Daniel's work helped me critically reflect further upon my leadership practices. I had been very focused on encouraging our students to be self-motivating, self-moderating, self-monitoring, reflective leaders of their own learning. I needed to ensure I expected the same of my staff.
The difficulty is this can lead to a laissez-faire approach where motivated students and staff set high standards and strive for them, and others do not.
So what to do?
Daniel’s work in Drive makes it clear that carrot and stick approaches are not the answer. This ties in with the writings and studies of Alfie Kohn. Kohn's book, “Punished by Rewards” should be compulsory reading for teachers, parents, business leaders, and especially politicians.

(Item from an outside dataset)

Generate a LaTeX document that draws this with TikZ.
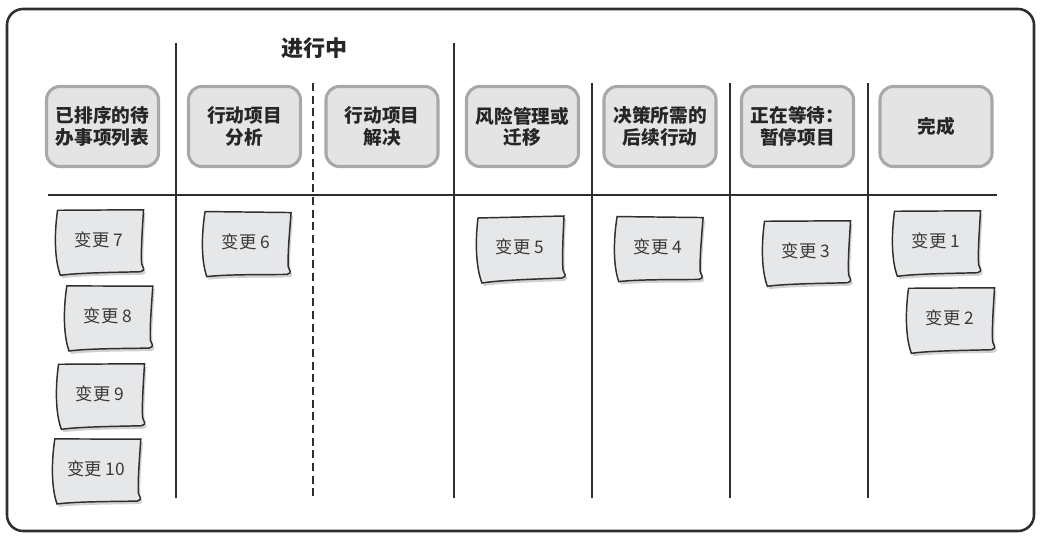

I often refer to what is almost becoming a mantra - High Trust, High Expectation. This works for most, in fact for most it works extremely well, providing it is built on a base of a strong and meaningful relationship between the trusters and the trustees, the expecters and the expectees (I doubt that is a word).
There is one key element that is also needed, and that is reflection (as mentioned above).
Reflection needs to be taught and it needs to be practised. Do something 20 days or more in a row and it becomes a habit. So, at the end of each lesson, at the end of each learning period, at the end of each practice, at the end of each day, take some time and teach your children to reflect and how to reflect effectively.
The Reflective Practitioner is objective, considered, honest, seeks improvement, and is semi dispassionate about their performance. By this I mean they are realistic - they understand that luck plays a part in any performance, that over congratulating yourself for success can be as dangerous as flagelating yourself for a failure.
Persuasion is a huge component of what we do in education. Much of our time is spent in helping (persuading) the reflective practitioner to make necessary change. Change to make progress, through to change to achieve a paradigm shift.
This change process and its success, lies in our ability to persuade people to embrace new ideas, concepts, approaches, mindsets and strategies. As if this was not sufficient of a challenge, we are trying to achieve this in a world dominated by rapidly changing technology. Gone are the days where you could quote research figures off the top of your head. With google in our pockets, everything can be verified at once - checked or challenged. There is no longer a monopoly on information. We are moving into a world where learning can happen anywhere, anytime and with anyone. Google in your pocket makes the art of persuading and moving people in a better direction much more challenging.
So with these challenges how do we persuade change in our schools?
Robert Cialdini’s research into influence and behavioural science can help us to encourage (persuade) others to embrace change.
Three core qualities to move people towards change:
• Attunement – Can you see through a different set of eyes? The old saying of ‘walk a week in my shoes and you will understand me.'
• Buoyancy – How do we stay afloat facing the choppy seas of change, rejection, and set-backs?
• Clarity – How do we make sense of information? We must move from information hunter-gatherers, to quality control, curators of information. We need to be able to sift and sort, to verify and validate.
I see similarities between these three and Guy Claxton’s Four R’s
Reciprocity - which we renamed Relationships. ‘Being ready, willing and able to learn alone and with others'.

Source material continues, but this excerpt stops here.